Labour wrong on business - Cooper
Labour leadership contender Yvette Cooper has hit out at Ed Miliband for allowing the party to appear to be "anti-business, anti-growth and ultimately anti-worker".
In a clear attempt to make a break with the previous leadership, the shadow home secretary said it had been a "mistake" for Mr Miliband to try to divide the economy into "predators" and "producers".
She said she would "reset" Labour's relationship with business - dropping the party's opposition to the Government's recent corporation tax cut and promising to set up a business advisory group which she would consult regularly.
"Labour has to show we want to build businesses up not knock them down. We need to reset our relationship with business around a shared vision for building an economy that faces the future," she said in a briefing note to journalists.
"Too often in the past our rhetoric undermined that positive relationship with business, and with the creation of jobs and wealth for the future.
"People knew how we wanted to stop exploitation in the workplace, but not how we'd grow our workplaces to create more jobs and stronger growth.
"They knew we wanted to stop consumers being ripped off, but weren't convinced we also wanted businesses to grow and flourish. We can't let that happen again."
Ms Cooper, who was a senior member of the shadow cabinet throughout the last parliament while her husband, Ed Balls, was shadow chancellor, said the language they used had sent out the wrong message.
"It sounded anti-business, anti-growth and ultimately anti-worker for the many people employed by large companies in the UK," the note said.
Ms Cooper said that she would invite business people to join her new advisory group even if they were not Labour supporters and promised to consult with them on a regular basis.
"There will be dialogue and discussions about what works, rather than rude surprises that backfire," she said.
"Our rhetoric can't be set against the wealth creators and drivers of our future economic growth. We can't be set against business, and too many believed we were."
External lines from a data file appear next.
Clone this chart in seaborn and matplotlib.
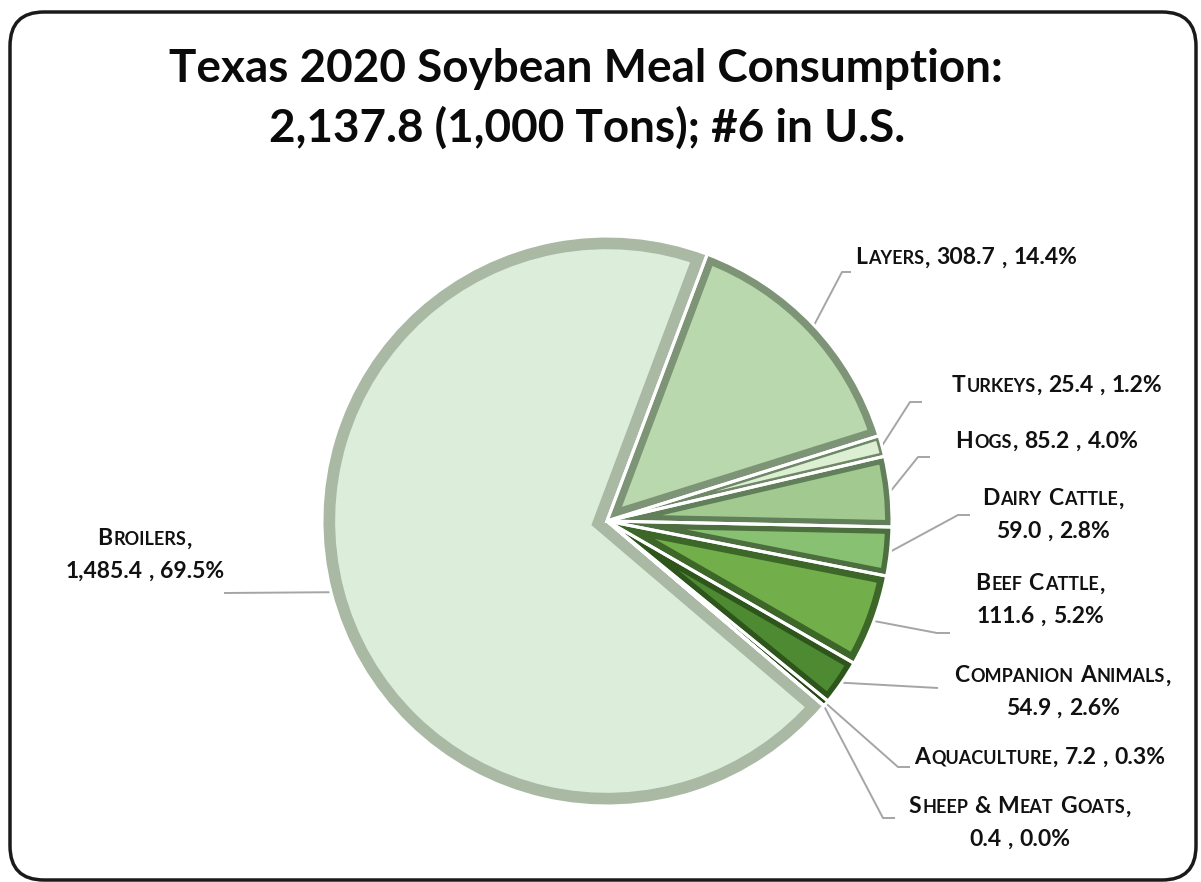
import matplotlib
matplotlib.use("Agg")
import numpy as np
import matplotlib.pyplot as plt
import seaborn as sns
from matplotlib.offsetbox import TextArea, HPacker, VPacker, AnnotationBbox, DrawingArea
from matplotlib.patches import FancyBboxPatch

# ---------------- data ----------------
categories = ["Layers", "Turkeys", "Hogs", "Dairy Cattle", "Beef Cattle",
              "Companion Animals", "Aquaculture", "Sheep & Meat Goats", "Broilers"]
values = [308.7, 25.4, 85.2, 59.0, 111.6, 54.9, 7.2, 0.4, 1485.4]
value_text = ["308.7", "25.4", "85.2", "59.0", "111.6", "54.9", "7.2", "0.4", "1,485.4"]
percent_text = ["14.4%", "1.2%", "4.0%", "2.8%", "5.2%", "2.6%", "0.3%", "0.0%", "69.5%"]
two_line = [False, False, False, True, True, True, False, True, True]

title_lines = ["Texas 2020 Soybean Meal Consumption:", "2,137.8 (1,000 Tons); #6 in U.S."]

# ---------------- styles ----------------
face_colors = ["#BAD8AE", "#DCEFD3", "#A2CA90", "#88C172", "#72AE4A",
               "#4E8A31", "#3B6B24", "#C9DCC2", "#DCEEDA"]
bevel_colors = ["#7E9477", "#6F8868", "#61805A", "#4D6F40", "#3D6629",
                "#2E561C", "#264A17", "#8A9C85", "#AAB9A4"]
bevel_lw = [13, 6, 10, 10, 12, 10, 6, 4, 19]

W, H = 1201, 882
sns.set_theme(style="white")
plt.rcParams['font.family'] = ['Lato', 'DejaVu Sans']

fig = plt.figure(figsize=(W / 100, H / 100), dpi=100)
ax = fig.add_axes([0, 0, 1, 1])


def px(x, y):
    return (x, H - y)


PIE_C = px(607, 521)
R = 285
explode = [0, 0, 0, 0, 0, 0, 0, 0, 0.05]
START = 69.4

wedges, _ = ax.pie(values, colors=face_colors, startangle=START, counterclock=False,
                   center=PIE_C, radius=R, explode=explode,
                   wedgeprops=dict(linewidth=0))
for w, bc, lw in zip(wedges, bevel_colors, bevel_lw):
    w.set_edgecolor(bc)
    w.set_linewidth(lw)
    w.set_clip_on(True)
    w.set_clip_path(w.get_path(), w.get_transform())

# white separators
ax.pie(values, startangle=START, counterclock=False, center=PIE_C, radius=R,
       explode=explode, wedgeprops=dict(facecolor="none", edgecolor="white", linewidth=2.2))

ax.set_xlim(0, W)
ax.set_ylim(0, H)
ax.axis("off")

# ---------------- labels ----------------
BIG, SMALL = 16.5, 13
TXT = dict(fontweight="bold", color="#111111")


def word_box(word):
    pieces = []
    cur, cur_sz = "", None
    for ch in word:
        if ch.isalpha() and ch.islower():
            sz, c = SMALL, ch.upper()
        else:
            sz, c = BIG, ch
        if cur and sz != cur_sz:
            pieces.append((cur, cur_sz))
            cur = ""
        cur += c
        cur_sz = sz
    if cur:
        pieces.append((cur, cur_sz))
    areas = [TextArea(t, textprops=dict(fontsize=s, **TXT)) for t, s in pieces]
    return HPacker(children=areas, align="baseline", pad=0, sep=0.8)


def line_box(text):
    words = text.split(" ")
    children = []
    for i, wd in enumerate(words):
        if i > 0:
            children.append(DrawingArea(4.5, 1))
        children.append(word_box(wd))
    return HPacker(children=children, align="baseline", pad=0, sep=0)


label_center = [(966, 258), (1057, 385), (1047, 441), (1053, 515), (1040, 600),
                (1063, 692), (1040, 757), (1020, 823), (145, 555)]
leader_elbow = [(842, 272), (910, 402), (918, 457), (958, 515), (937, 633),
                None, (898, 767), (883, 818), None]
leader_end = [(851, 272), (922, 402), (930, 457), (970, 515), (950, 633),
              (938, 688), (910, 767), (895, 818), (224, 593)]

for i, w in enumerate(wedges):
    if two_line[i]:
        lines = [f"{categories[i]},", f"{value_text[i]} , {percent_text[i]}"]
    else:
        lines = [f"{categories[i]}, {value_text[i]} , {percent_text[i]}"]
    box = VPacker(children=[line_box(l) for l in lines], align="center", pad=0, sep=8)
    ab = AnnotationBbox(box, px(*label_center[i]), xycoords="data", frameon=False,
                        box_alignment=(0.5, 0.5), pad=0, annotation_clip=False)
    ax.add_artist(ab)

    theta = np.deg2rad((w.theta1 + w.theta2) / 2)
    cx, cy = w.center
    sx, sy = cx + w.r * np.cos(theta), cy + w.r * np.sin(theta)
    pts = [(sx, sy)]
    if leader_elbow[i] is not None:
        pts.append(px(*leader_elbow[i]))
    pts.append(px(*leader_end[i]))
    xs, ys = zip(*pts)
    ax.plot(xs, ys, color="#A5A5A5", lw=1.4, solid_capstyle="butt", zorder=0.5)

# ---------------- title ----------------
ax.text(586, H - 82, title_lines[0], ha="center", va="baseline", fontsize=33,
        fontweight="bold", color="#0a0a0a")
ax.text(587, H - 142, title_lines[1], ha="center", va="baseline", fontsize=33,
        fontweight="bold", color="#0a0a0a")

# ---------------- frame ----------------
frame = FancyBboxPatch((10, H - 880), 1186, 868,
                       boxstyle="round,pad=0,rounding_size=34",
                       facecolor="none", edgecolor="#1a1a1a", linewidth=2.5,
                       clip_on=False, zorder=0)
ax.add_patch(frame)

fig.savefig("out.png", dpi=100)
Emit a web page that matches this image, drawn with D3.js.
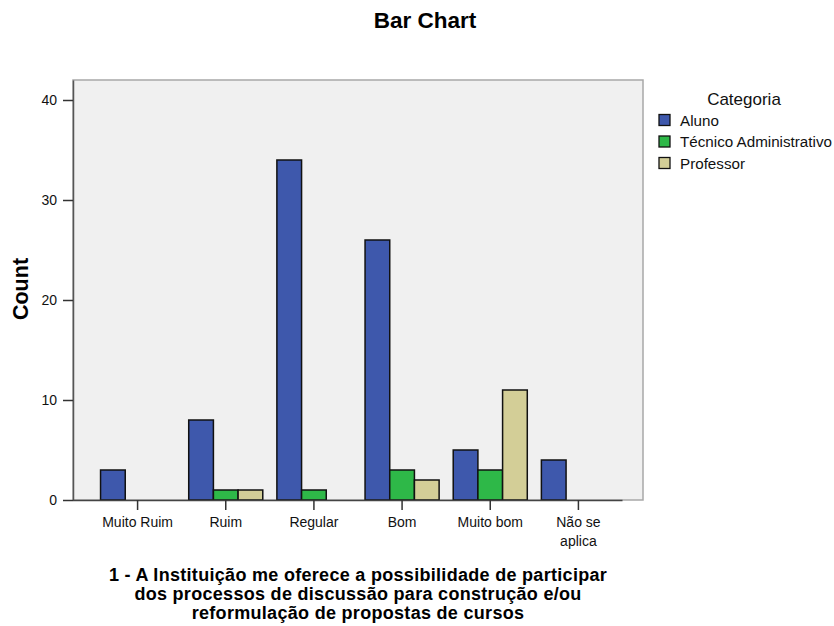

Ms Cooper is one of four contenders so far to have declared in the race to succeed Mr Miliband and her comments appear to be designed to scotch suggestions that she is the "continuity candidate".
Former business secretary Lord Mandelson warned that the candidates for Labour leadership were too focused on party unity, when they should be taking the difficult decisions needed to make the party electable.
Writing in the New York Times, Lord Mandelson said: " The leadership contenders all fault Labour's strategy under Mr Miliband. They rightly talk about reconnecting with voters, but when they also talk about the need for party unity this sounds like continuity and an unwillingness to make hard policy choices.
"This is a luxury that is not open to them - not if they want to win."
Lord Mandelson warned against comparisons with 1992, when Labour recovered from unexpected defeat to win five years later under Tony Blair.
"Labour then was on an upward trend following a near-death experience," he wrote. "This time, we are headed downward from an unprecedented series of three election victories under Tony Blair, starting in 1997."
Lord Mandelson said Mr Miliband was right to identify inequality as a key election issue, but had failed either to "establish his fiscal credentials" or to explain adequately what he would do about it. Instead, he embarked on an "unconvincing" ideological crusade and seemed "intent on pitting one half of the nation against the other" and "piling taxes on the rich", said the Labour peer.
Mr Miliband's successor will need to convince voters of Labour's "leadership, economic competence and sense of fair play", said Lord Mandelson. While there is no reason to believe voters will never elect a leader to the left of Mr Blair, " they won't sign up for what looks like an ideological vendetta, particularly if they fear becoming undeserving financial casualties of it", he warned.
Former minister Pat McFadden backed Liz Kendall to become Labour's new leader.
He told BBC Radio 4's PM programme: "Labour wins when it appreciates wealth creation as well as fair wealth distribution and Labour wins when it gives a positive, hopeful, optimistic story of the country's future as well as just collecting a set of causes and grievances.
"The candidate that I feel most understands that and is most capable of voicing that is Liz Kendall and that's why I'll be nominating her for leadership."
He added: "I think she is the one who most understands the problems presented to us by the depth of the defeat that we suffered two week's ago.
"She was the first one to say 'look we overspent in the run up to the crash, that didn't cause the crash, but it didn't help'. Other candidates have followed her on that."
Former director of public prosecutions Sir Keir Starmer, a newly-elected Labour MP, backed Lord Mandelson's comments.
Asked if he agreed with the peer's comments on continuity, the Labour MP told BBC 2's Newsnight: "I agree with that. I think we can't paper over the cracks. There are no quick fixes here. We need to confront the difficult arguments.
"There is no point in a quick fix which presents itself as unity but isn't unity and to find ourselves in a position where in 2020 we haven't won an election. We need to have that debate. It needs to be an open debate. We have got to be brave enough to ask difficult questions and to see what answers are coming to us from outside our own party."